[ARGUS] ra stops unexpectedly
Carter Bullard
carter at qosient.com
Thu Sep 30 14:12:07 EDT 2004
Sure, but lets not not talk about it. I can see a command-line
switch or a .rarc directive to reconnect on failure, but with limitations,
say with only one remote source, reconnecting only once every 5 seconds
or so, that kind of thing, but I think its a lot more onerous than just
restart on failure.
Carter
> From: <slif at bellsouth.net>
> Date: Thu, 30 Sep 2004 13:59:32 -0400
> To: Carter Bullard <carter at qosient.com>, Peter Van Epp <vanepp at sfu.ca>, Argus
> <argus-info at lists.andrew.cmu.edu>
> Subject: Re: Re: [ARGUS] ra stops unexpectedly
>
> Thank you for the explanation.
> I work better with illumination!
> -MIke
>
>>
>> From: Carter Bullard <carter at qosient.com>
>> Date: 2004/09/30 Thu PM 01:56:22 EDT
>> To: <slif at bellsouth.net>,
>> Peter Van Epp <vanepp at sfu.ca>,
>> Argus <argus-info at lists.andrew.cmu.edu>
>> Subject: Re: [ARGUS] ra stops unexpectedly
>>
>> Hey Mike,
>> Well, you are projecting your desire for a feature and building
>> a rather obtuse religious argument for its justification. TCP
>> tries hard because that is its design, a reliable transport
>> protocol. Why does UDP not try so hard? Well that's its design.
>>
>> If you want to understand why engineering reliability into
>> transports where its not needed is not necessarily a good thing,
>> look at the issues with using SCTP for non-reliable transport.

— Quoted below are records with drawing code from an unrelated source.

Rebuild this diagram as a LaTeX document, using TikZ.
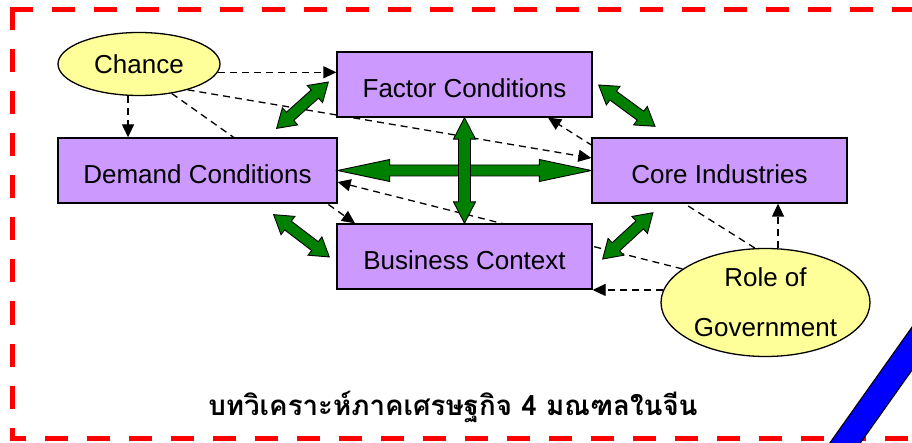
\documentclass[tikz,border=0pt]{standalone}
\usepackage{fontspec}
\setmainfont{Liberation Sans}
\newfontfamily\thaifont[Script=Thai]{Loma}
\usetikzlibrary{shapes.geometric,arrows.meta,calc,backgrounds}

\definecolor{boxpurple}{RGB}{204,153,255}
\definecolor{ovalyellow}{RGB}{255,255,153}
\definecolor{arrowgreen}{RGB}{0,128,0}
\definecolor{framered}{RGB}{255,0,0}
\definecolor{bandblue}{RGB}{0,0,255}

\tikzset{
  factorbox/.style={rectangle, draw=black, line width=1.3pt, fill=boxpurple,
    minimum height=65pt, inner sep=0pt, text height=26pt, text depth=0pt,
    font=\fontsize{26}{30}\selectfont},
  oval/.style={ellipse, draw=black, line width=1.3pt, fill=ovalyellow,
    inner sep=0pt, font=\fontsize{26}{30}\selectfont},
  dashlink/.style={draw=black, line width=1.3pt, dash pattern=on 7pt off 5pt,
    -{Triangle[length=13pt,width=12pt]}},
  frameline/.style={draw=framered, line width=5pt, dash pattern=on 23pt off 19pt},
  greenarrow/.style={fill=arrowgreen, draw=black, line width=0.9pt, line join=miter},
}

% double-headed block arrow between two points:
% #1, #2 end points; #3 shaft half width; #4 head half width; #5 head length
\newcommand\blockarrow[5]{%
  \path[greenarrow] let \p1=(#1), \p2=(#2),
      \n1={atan2(\y2-\y1,\x2-\x1)}, \n2={veclen(\x2-\x1,\y2-\y1)} in
    [shift={(\p1)}, rotate=\n1]
    (0,0) -- (#5,#4) -- (#5,#3) -- (\n2-#5,#3) -- (\n2-#5,#4) -- (\n2,0)
    -- (\n2-#5,-#4) -- (\n2-#5,-#3) -- (#5,-#3) -- (#5,-#4) -- cycle;
}

\begin{document}
\begin{tikzpicture}[x=1pt,y=-1pt]
\useasboundingbox (0,0) rectangle (912,443);
\clip (0,0) rectangle (912,443);

% the five factors of the diamond
\node[factorbox, minimum width=255pt] (factor)   at (464.5,84.5)  {Factor Conditions};
\node[factorbox, minimum width=279pt] (demand)   at (197.5,170.5) {Demand Conditions};
\node[factorbox, minimum width=255pt] (core)     at (719.5,170.5) {Core Industries};
\node[factorbox, minimum width=255pt] (business) at (464.5,256.5) {Business Context};

% the two outside influences
\node[oval, minimum width=162pt, minimum height=63pt] (chance) at (139,64) {Chance};
\node[oval, minimum width=209pt, minimum height=108pt, align=center,
      font=\fontsize{26}{50}\selectfont] (gov) at (765.5,302.5) {Role of\\Government};

% caption
\node[font=\thaifont\bfseries\fontsize{27.7}{32}\selectfont, anchor=base] (caption) at (453,415)
  {บทวิเคราะห์ภาคเศรษฐกิจ 4 มณฑลในจีน};

\begin{pgfonlayer}{background}
  \fill[white] (0,0) rectangle (912,443);
  % red dashed frame
  \draw[frameline] (9.5,10) -- (960,10);
  \draw[frameline] (12,7.5) -- (12,440.5);
  \draw[frameline, dash phase=7pt] (9.5,438) -- (960,438);
  % influences of chance
  \draw[dashlink] (chance.-6.6) -- (chance.-6.6 -| factor.west);
  \draw[dashlink] (chance.-109.4) -- (chance.-109.4 |- demand.north);
  \draw[dashlink] (chance.-28) -- ([yshift=12.5pt]core.west);
  \draw[dashlink] (chance.-42) -- ([xshift=-109.5pt]business.north);
  % influences of government
  \draw[dashlink] (gov.77.9) -- (gov.77.9 |- core.south);
  \draw[dashlink] (gov.173.9) -- (gov.173.9 -| business.east);
  \draw[dashlink] (gov.158.8) -- ([yshift=-11.5pt]demand.east);
  \draw[dashlink] (gov.101) -- ([xshift=83.5pt]factor.south);
\end{pgfonlayer}

% mutual links between the factors
\coordinate (fdA) at ([shift={(-61,-9)}]demand.north east);
\coordinate (fdB) at ([shift={(-8,-2.5)}]factor.west);
\coordinate (fcA) at ([shift={(6,0.5)}]factor.east);
\coordinate (fcB) at ([shift={(-64.5,-11)}]core.north);
\coordinate (dbA) at ([shift={(-64,11)}]demand.south east);
\coordinate (dbB) at ([shift={(-7,0.5)}]business.west);
\coordinate (bcA) at ([shift={(10,2.5)}]business.east);
\coordinate (bcB) at ([shift={(-66.5,9)}]core.south);

\blockarrow{fdA}{fdB}{5.5}{11.5}{18}
\blockarrow{fcA}{fcB}{5.5}{11.5}{18}
\blockarrow{dbA}{dbB}{5.5}{11.5}{18}
\blockarrow{bcA}{bcB}{5.5}{11.5}{18}
\blockarrow{demand.east}{core.west}{5.5}{11}{52}
\blockarrow{factor.south}{business.north}{6}{11}{21.5}

% blue band across the lower right corner
\draw[black, line width=26pt] (825.9,470) -- (950,295);
\draw[bandblue, line width=23.5pt] (825.9,470) -- (950,295);
\end{tikzpicture}
\end{document}
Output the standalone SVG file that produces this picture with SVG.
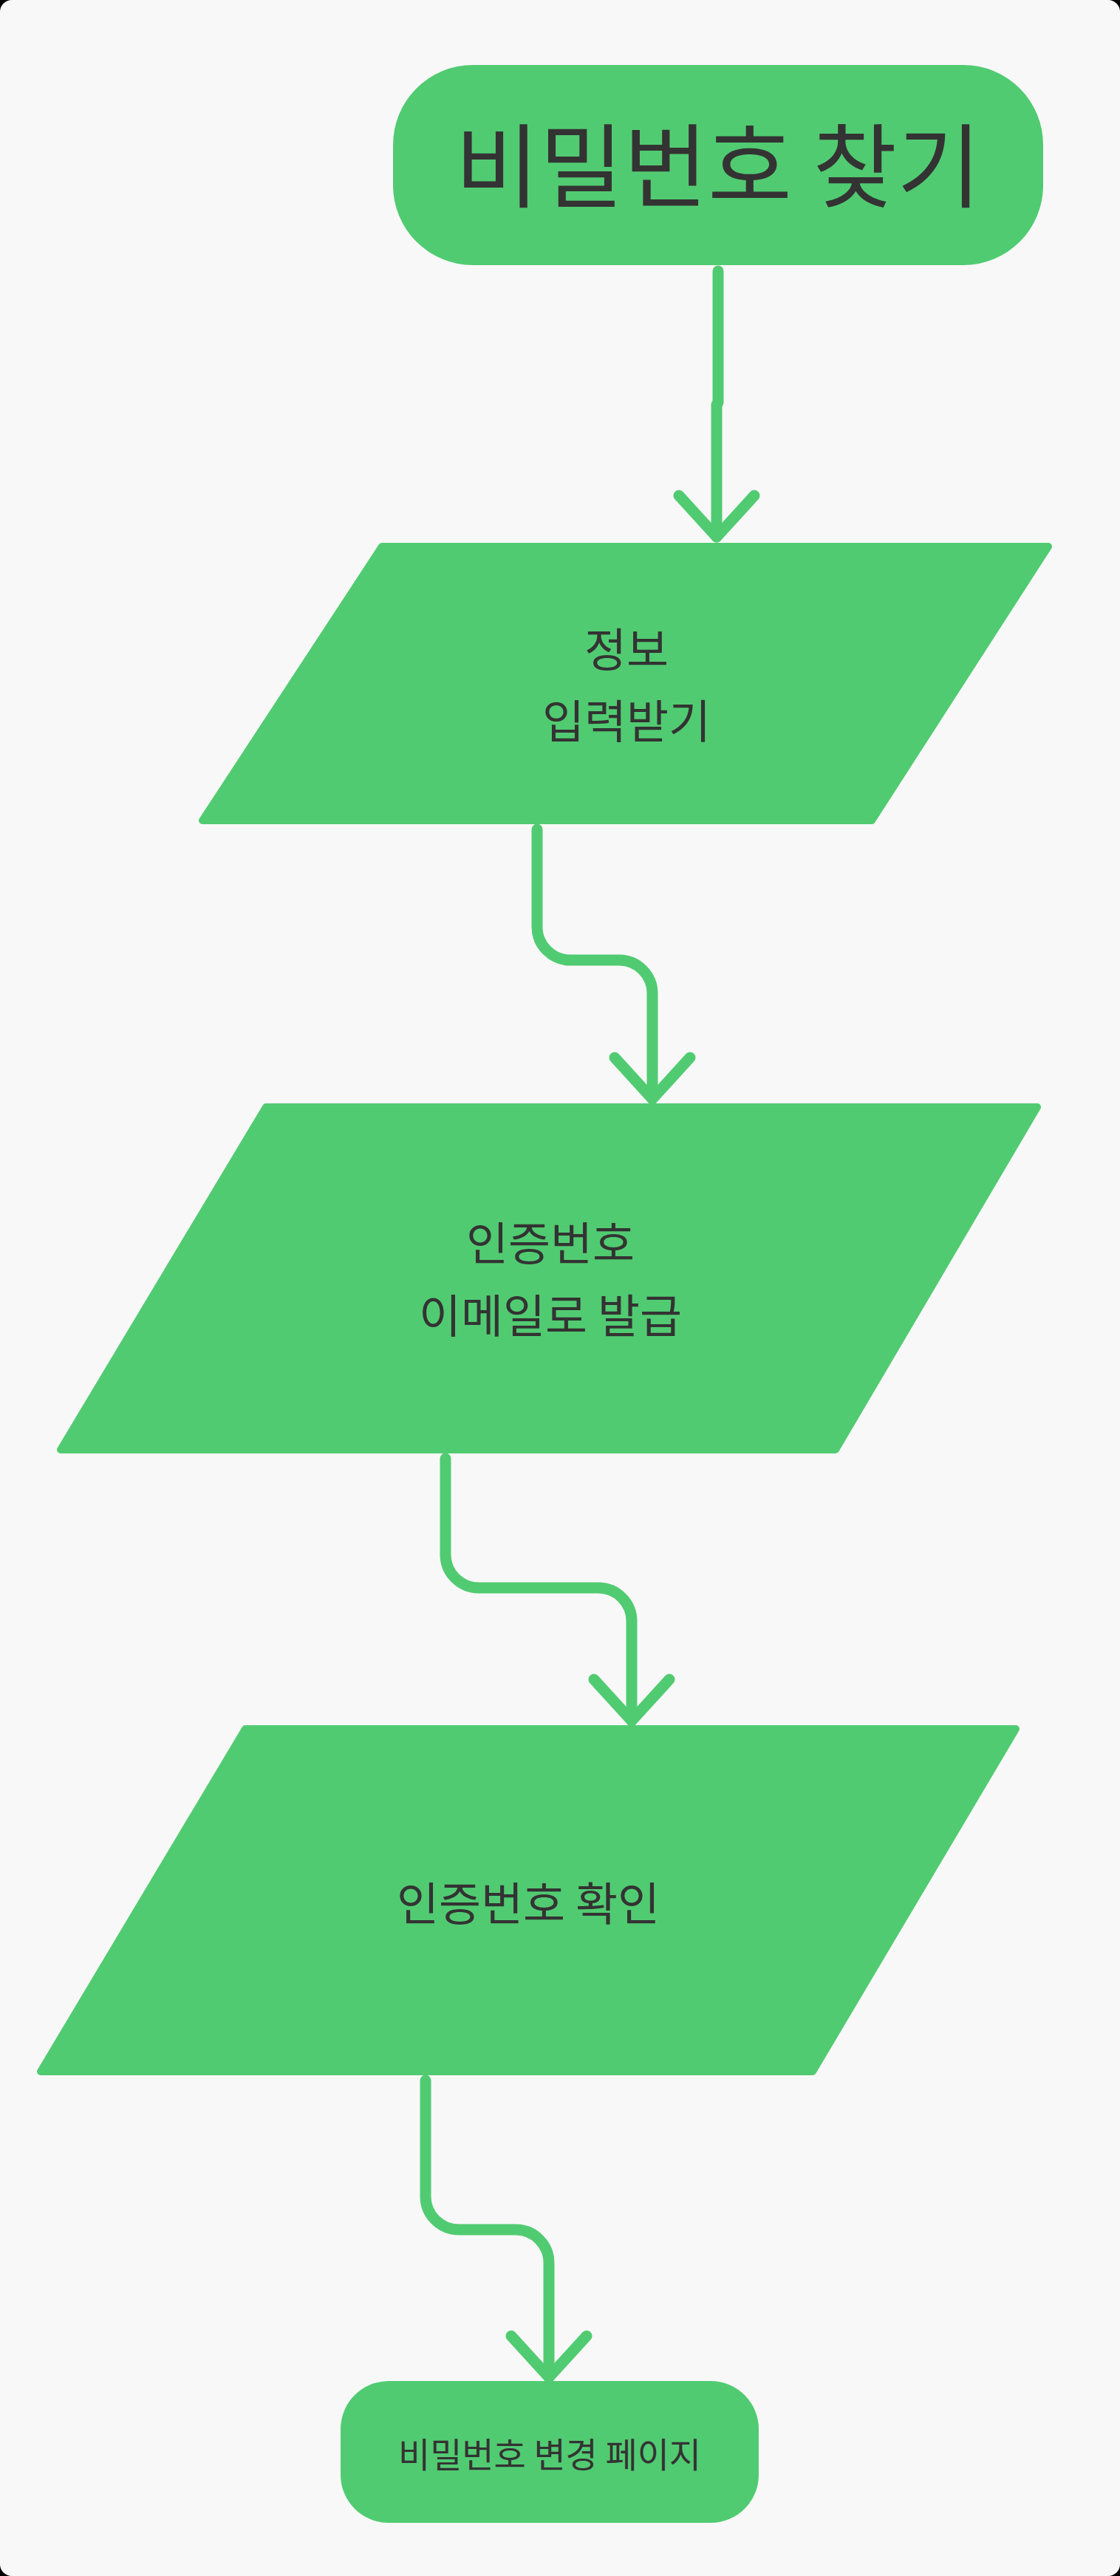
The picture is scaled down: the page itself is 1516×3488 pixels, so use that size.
<svg xmlns="http://www.w3.org/2000/svg" width="1516" height="3488" viewBox="0 0 1516 3488">
  <defs>
    <style>
      .node { fill: #51CB71; stroke: #51CB71; stroke-width: 10; stroke-linejoin: round; }
      .lbl { font-family: "Noto Sans CJK KR", "Noto Sans", sans-serif; fill: #333333; text-anchor: middle; }
      .edge { fill: none; stroke: #51CB71; stroke-width: 15; stroke-linecap: round; stroke-linejoin: round; }
      .head { fill: none; stroke: #51CB71; stroke-width: 15; stroke-linecap: round; stroke-linejoin: round; }
    </style>
    <marker id="arrow" markerUnits="userSpaceOnUse" orient="auto" refX="0" refY="0" markerWidth="200" markerHeight="200" overflow="visible">
      <path class="head" d="M -56 -51 L 0 0 L -56 51"/>
    </marker>
  </defs>
  <rect x="0" y="0" width="1516" height="3488" fill="#000000"/>
  <rect x="0" y="0" width="1516" height="3488" rx="16" fill="#F8F8F8"/>

  <g id="connectors">
    <path class="edge" d="M 972 367 L 972 545 L 970 548 L 970 727" marker-end="url(#arrow)"/>
    <path class="edge" d="M 727 1123 L 727 1255 A 45 45 0 0 0 772 1300 L 838 1300 A 45 45 0 0 1 883 1345 L 883 1488" marker-end="url(#arrow)"/>
    <path class="edge" d="M 603 1975 L 603 2105 A 45 45 0 0 0 648 2150 L 810 2150 A 45 45 0 0 1 855 2195 L 855 2330" marker-end="url(#arrow)"/>
    <path class="edge" d="M 576 2817 L 576 2974 A 45 45 0 0 0 621 3019 L 698 3019 A 45 45 0 0 1 743 3064 L 743 3219" marker-end="url(#arrow)"/>
  </g>

  <g id="node-start">
    <rect x="532" y="88" width="880" height="271" rx="108" ry="108" fill="#51CB71"/>
    <text class="lbl" x="972" y="271" font-size="124">비밀번호 찾기</text>
  </g>

  <g id="node-input">
    <polygon class="node" points="517,740 1419,740 1180,1111 274,1111"/>
    <text class="lbl" x="848" y="903" font-size="62">정보</text>
    <text class="lbl" x="848" y="1000" font-size="62">입력받기</text>
  </g>

  <g id="node-issue">
    <polygon class="node" points="360,1499 1404,1499 1131,1963 82,1963"/>
    <text class="lbl" x="745" y="1707" font-size="62">인증번호</text>
    <text class="lbl" x="745" y="1805" font-size="62">이메일로 발급</text>
  </g>

  <g id="node-verify">
    <polygon class="node" points="332,2341 1375,2341 1100,2805 55,2805"/>
    <text class="lbl" x="715" y="2601" font-size="62">인증번호 확인</text>
  </g>

  <g id="node-end">
    <rect x="461" y="3224" width="566" height="192" rx="65" ry="65" fill="#51CB71"/>
    <text class="lbl" x="744" y="3341" font-size="47">비밀번호 변경 페이지</text>
  </g>
</svg>
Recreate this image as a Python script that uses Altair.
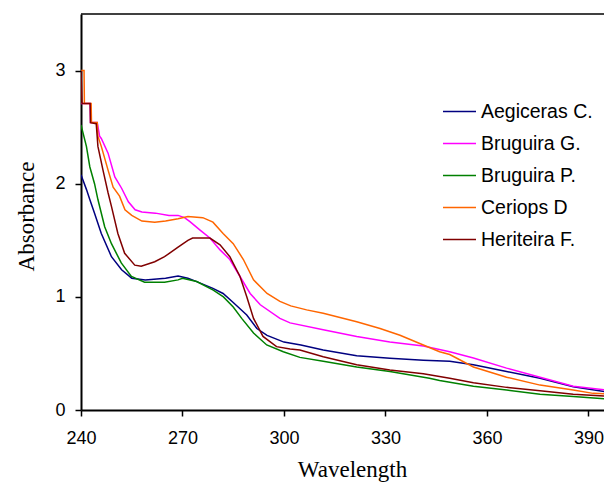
import altair as alt
import pandas as pd

names = ["Aegiceras C.", "Bruguira G.", "Bruguira P.", "Ceriops D", "Heriteira F."]
colors = ["#000080", "#FF00FF", "#008000", "#FF6600", "#800000"]

aeg_wl = [240, 240.6, 241.6, 242.6, 244, 246, 249, 252, 255, 259, 265, 268.7, 271.6, 274.2,
          279, 282, 285, 289, 292, 295, 300, 305, 311.6, 321.5, 331.3, 341.2, 349, 356,
          365.8, 375.7, 385.5, 397]
aeg_abs = [2.08, 2.03, 1.95, 1.86, 1.74, 1.56, 1.355, 1.24, 1.165, 1.15, 1.165, 1.185, 1.165, 1.135,
           1.075, 1.03, 0.95, 0.84, 0.72, 0.66, 0.60, 0.575, 0.53, 0.48, 0.457, 0.44, 0.43, 0.40,
           0.34, 0.28, 0.206, 0.153]

brg_wl = [240, 242.7, 242.8, 244.8, 245.5, 246, 248, 250, 252, 254, 256, 258, 262, 266, 268.7,
          270.6, 272.2, 275.2, 278.1, 281.1, 284, 287, 290, 293, 298.8, 301.8, 311.6, 321.5,
          331.3, 341.2, 349, 356, 365.8, 375.7, 385.5, 397]
brg_abs = [2.71, 2.71, 2.54, 2.54, 2.42, 2.40, 2.27, 2.06, 1.96, 1.84, 1.77, 1.75, 1.74, 1.72, 1.72,
           1.70, 1.665, 1.59, 1.52, 1.415, 1.33, 1.18, 1.03, 0.93, 0.81, 0.77, 0.71, 0.65,
           0.60, 0.565, 0.515, 0.46, 0.37, 0.29, 0.21, 0.17]

brp_wl = [240, 241.6, 242.6, 244, 245, 247, 249, 251.9, 254.9, 258.8, 264.7, 268.7, 270, 274.2,
          279.1, 282.1, 285, 287.5, 291, 294.9, 299.8, 304.7, 311.6, 321.5, 331.3, 343, 346,
          356, 365.8, 375.7, 385.5, 397]
brp_abs = [2.52, 2.33, 2.15, 2.0, 1.86, 1.62, 1.47, 1.30, 1.18, 1.13, 1.13, 1.15, 1.165, 1.135,
           1.06, 1.0, 0.91, 0.81, 0.68, 0.575, 0.515, 0.465, 0.43, 0.38, 0.34, 0.28, 0.26,
           0.21, 0.177, 0.14, 0.12, 0.095]

cer_wl = [240, 240.9, 241, 243, 243.1, 244.8, 245, 246, 248, 249.5, 251.4, 253, 255, 258, 261.8,
          265, 268.7, 271.6, 276, 279, 282, 285, 288, 291, 295, 298.8, 302, 306.7, 311.6, 321.5,
          328.4, 334.3, 341.2, 346, 349, 356, 365.8, 375.7, 385.5, 391.4, 397]
cer_abs = [3.0, 3.0, 2.71, 2.71, 2.54, 2.54, 2.42, 2.33, 2.12, 1.97, 1.89, 1.77, 1.72, 1.67, 1.66,
           1.67, 1.69, 1.71, 1.70, 1.66, 1.56, 1.47, 1.33, 1.15, 1.03, 0.96, 0.92, 0.885, 0.855, 0.78,
           0.72, 0.66, 0.575, 0.515, 0.49, 0.38, 0.29, 0.22, 0.177, 0.147, 0.14]

her_wl = [240, 240.3, 242.7, 242.8, 244.5, 245, 246.5, 248, 249, 250.9, 252.9, 255.9, 257.8,
          261.8, 264.7, 268.7, 271.6, 273, 278.1, 281.1, 284, 287, 289, 291, 293.8, 297.8, 301.8,
          304.7, 311.6, 321.5, 331.3, 341.2, 349, 356, 365.8, 375.7, 385.5, 397]
her_abs = [3.0, 2.71, 2.71, 2.54, 2.53, 2.33, 2.12, 1.92, 1.80, 1.56, 1.385, 1.28, 1.27,
           1.31, 1.355, 1.44, 1.50, 1.52, 1.52, 1.46, 1.355, 1.18, 1.0, 0.81, 0.65, 0.56, 0.54,
           0.53, 0.47, 0.40, 0.354, 0.32, 0.28, 0.24, 0.20, 0.17, 0.14, 0.12]

x_ticks = [240, 270, 300, 330, 360, 390]
y_ticks = [0, 1, 2, 3]
x_domain = [240, 394.6]
y_domain = [0, 3.5]

rows = []
for name, wl, ab in zip(names, [aeg_wl, brg_wl, brp_wl, cer_wl, her_wl],
                        [aeg_abs, brg_abs, brp_abs, cer_abs, her_abs]):
    for i, (w, a) in enumerate(zip(wl, ab)):
        rows.append({"Series": name, "Wavelength": w, "Absorbance": a, "idx": i})
df = pd.DataFrame(rows)

lines = alt.Chart(df).mark_line(strokeWidth=1.5, clip=True).encode(
    x=alt.X("Wavelength:Q",
            scale=alt.Scale(domain=x_domain, nice=False, zero=False),
            axis=alt.Axis(values=x_ticks, title="Wavelength", labelPadding=13, labelFlush=False,
                          format="d",
                          titleX=271, titleY=66, titleBaseline="alphabetic", titleAlign="center")),
    y=alt.Y("Absorbance:Q",
            scale=alt.Scale(domain=y_domain, nice=False),
            axis=alt.Axis(values=y_ticks, title="Absorbance", labelPadding=10, labelFlush=False,
                          format="d",
                          titleX=-48, titleY=202, titleAngle=-90, titleBaseline="alphabetic",
                          titleAlign="center")),
    color=alt.Color("Series:N", scale=alt.Scale(domain=names, range=colors),
                    legend=alt.Legend(orient="none", legendX=361, legendY=80, title=None,
                                      symbolType="stroke", symbolSize=1089, symbolStrokeWidth=1.5,
                                      labelFontSize=19.5, labelFont="Liberation Sans",
                                      labelColor="black", labelOffset=4, rowPadding=5, padding=0)),
    order="idx:Q",
)

top = alt.Chart(pd.DataFrame({"top": [3.5]})).mark_rule(color="black", strokeWidth=1.5).encode(
    y=alt.Y("top:Q")
)

chart = alt.layer(lines, top).properties(
    width=523, height=396,
    autosize=alt.AutoSizeParams(type="none"),
    padding={"left": 73, "top": 6, "right": 0, "bottom": 73},
).configure_view(stroke=None).configure_axis(
    grid=False, domainColor="black", domainWidth=2, tickColor="black", tickWidth=1.5, tickSize=6,
    labelFont="Liberation Sans", labelFontSize=18, labelColor="black",
    titleFont="Liberation Serif", titleFontSize=23, titleFontWeight="normal", titleColor="black",
)

chart.save("out.html", embed_options={"renderer": "svg", "actions": False})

>> I think its unnecessary, expensive and sometimes unpredictable.
>>
>> But the reality is simple. If you want the clients to have a
>> persistent connection feature, then we should talk about it.
>>
>> There are three specific reasons why its not there now. The
>> first is that we want to have a simple, consistent failure model
>> for ra* clients. Once you advertise that you're "reliable", you
>> get into some complex code to actually provide the feature.
>>
>> Second, all ra() clients can connect to multiple sources
>> simultaneously, which makes a simple persistent connection feature
>> pretty complicated (if one fails, do you shutdown all of them and
>> start over?).
>>
>> The third is that its not clear that all clients should
>> persistently connect to a remote data source, so do we need
>> to put it into the general strategy?
>>
>> None of this means we can't provide a "reconnect on failure"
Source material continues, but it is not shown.